- Born: September 24, 1996 (age 29) Baku, Azerbaijan
- Education: Baku State University
- Musical career
- Genres: Pop;
- Instrument: Vocals

= Nahide Babashli =

Azerbaijani-Turkish singer (born 1996)

Nahide Babashli (Nahidə Babaşlı, born September 24, 1996) is an Azerbaijani singer, lyricist and internet celebrity. She is the recipient of the Pantene Golden Butterfly, Azerbaijan's shining young star award.

She became famous in Azerbaijan and Turkey after sharing her songs on the internet which received virtual likes and supportive comments. In 2018, Babashli posted a video of herself on YouTube, singing a song titled My Side of the Moon, originally written by the late Murat Göğebakan.

== Life ==
Babaşlı was born on September 22, 1996, in Baku, Azerbaijan, into a family with 3 children.

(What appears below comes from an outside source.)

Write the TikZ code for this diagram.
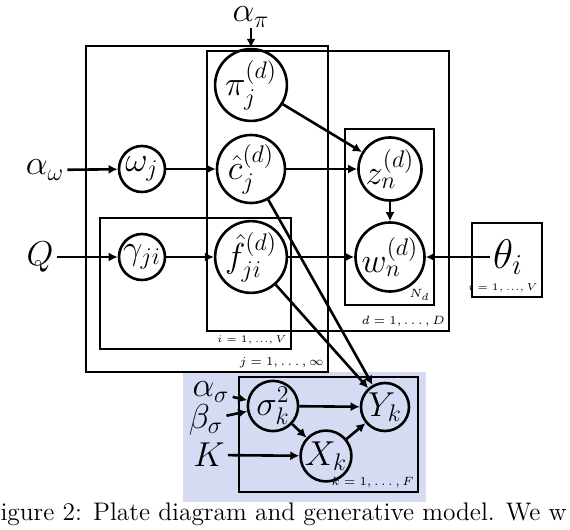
\documentclass[tikz,border=0pt]{standalone}
\usepackage{amsmath,amssymb}
\usepackage{tikz}
\usetikzlibrary{arrows.meta}

\definecolor{plateblue}{RGB}{212,219,243}

\begin{document}
\begin{tikzpicture}[x=5pt, y=-5pt, >={Latex[length=4.5pt,width=4.5pt]}, line width=1.3pt,
    var/.style={circle, draw, inner sep=0pt, minimum size=30pt, font=\LARGE},
    smallvar/.style={var, minimum size=23pt},
    hyper/.style={font=\LARGE, inner sep=1pt},
    platetag/.style={anchor=south east, font=\fontsize{6}{7}\selectfont, inner sep=1.5pt},
    tinytag/.style={platetag, font=\fontsize{5.5}{6}\selectfont}]
    % frame of the page
    \useasboundingbox (0,0) rectangle (57,53);
    \clip (0,0) rectangle (57,53);

    % blue box behind the generative model
    \fill[plateblue] (18.3,37.2) rectangle (42.6,50.2);

    % plates
    \draw (8.6,4.6) rectangle (32.8,37.2);
    \node[platetag] at (32.8,37.2) {$j=1,\ldots,\infty$};
    \draw (20.7,5.1) rectangle (44.9,33.1);
    \node[platetag] at (44.9,33.1) {$d=1,\ldots,D$};
    \draw (10.0,21.8) rectangle (29.1,34.9);
    \node[tinytag] at (29.1,34.9) {$i=1,...,V$};
    \draw (34.5,12.9) rectangle (43.4,30.5);
    \node[platetag] at (43.4,30.5) {$N_d$};
    \draw (47.2,22.3) rectangle (54.2,29.7);
    \node[tinytag] at (54.2,29.7) {$i=1,...,V$};
    \draw (23.9,37.7) rectangle (41.8,49.2);
    \node[platetag] at (41.8,49.2) {$k=1,\ldots,F$};

    % variables
    \node[var] (pi) at (25.1,8.5) {$\pi_j^{(d)}$};
    \node[var] (c) at (25.1,16.9) {$\hat{c}_j^{(d)}$};
    \node[var] (f) at (25.1,25.7) {$\hat{f}_{ji}^{(d)}$};
    \node[smallvar] (omega) at (14.2,16.9) {$\omega_j$};
    \node[smallvar] (gamma) at (14.2,25.7) {$\gamma_{ji}$};
    \node[var] (z) at (39.0,16.9) {$z_n^{(d)}$};
    \node[var] (w) at (39.0,25.7) {$w_n^{(d)}$};
    \node[var, minimum size=21pt] (sigma) at (27.3,40.6) {$\sigma_k^2$};
    \node[var, minimum size=24pt] (Y) at (38.5,40.7) {$Y_k$};
    \node[var, minimum size=24pt] (X) at (32.6,45.6) {$X_k$};

    % hyperparameters
    \node[hyper, inner sep=0pt] (api) at (25.1,1.7) {$\alpha_\pi$};
    \node[hyper] (aomega) at (4.5,17.0) {$\alpha_\omega$};
    \node[hyper] (Q) at (4.0,25.7) {$Q$};
    \node[hyper, font=\huge] (theta) at (50.8,25.7) {$\theta_i$};
    \node[hyper] (asigma) at (21.1,39.2) {$\alpha_\sigma$};
    \node[hyper] (bsigma) at (20.6,42.0) {$\beta_\sigma$};
    \node[hyper] (K) at (20.9,45.5) {$K$};

    % edges
    \draw[->] (api) -- (pi);
    \draw[->] (aomega) -- (omega);
    \draw[->] (omega) -- (c);
    \draw[->] (Q) -- (gamma);
    \draw[->] (gamma) -- (f);
    \draw[->] (pi) -- (z);
    \draw[->] (c) -- (z);
    \draw[->] (z) -- (w);
    \draw[->] (f) -- (w);
    \draw[->] (theta) -- (w);
    \draw[->] (c) -- (Y);
    \draw[->] (f) -- (Y);
    \draw[->] (asigma) -- (sigma);
    \draw[->] (bsigma) -- (sigma);
    \draw[->] (K) -- (X);
    \draw[->] (sigma) -- (Y);
    \draw[->] (sigma) -- (X);
    \draw[->] (X) -- (Y);

    % caption, cut off by the frame
    \node[anchor=base west, font=\fontsize{12.7}{15}\selectfont, inner sep=0pt] (caption) at (-1.7,52.1)
        {Figure 2: Plate diagram and generative model. We w};
\end{tikzpicture}
\end{document}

To obtain higher education, she enrolled in the Physics department of the Baku State University. It was during this time that she decided to become a musician, however she was initially unsuccessful. She explained to a reporter:

"During my first year of university studies, my Azerbaijani language teacher Mr. Anar told me I have a beautiful voice. He introduced me to the head of the assembly hall, Mr. Bayram, and told him to take me under his supervision and to let me perform on stage. Mr. Bayram took me into his choir, however I did not find the experience to be helpful. He then wanted to sign me up to be a mugham singer, however I did not enjoy mugham either. I left the choir a month later, and tried to focus my university studies, which were not going well"

With the help of her father, she later began performing her music on broadcasts. She frequently practices singing and reportedly aspires to represent Azerbaijan in international musical competitions.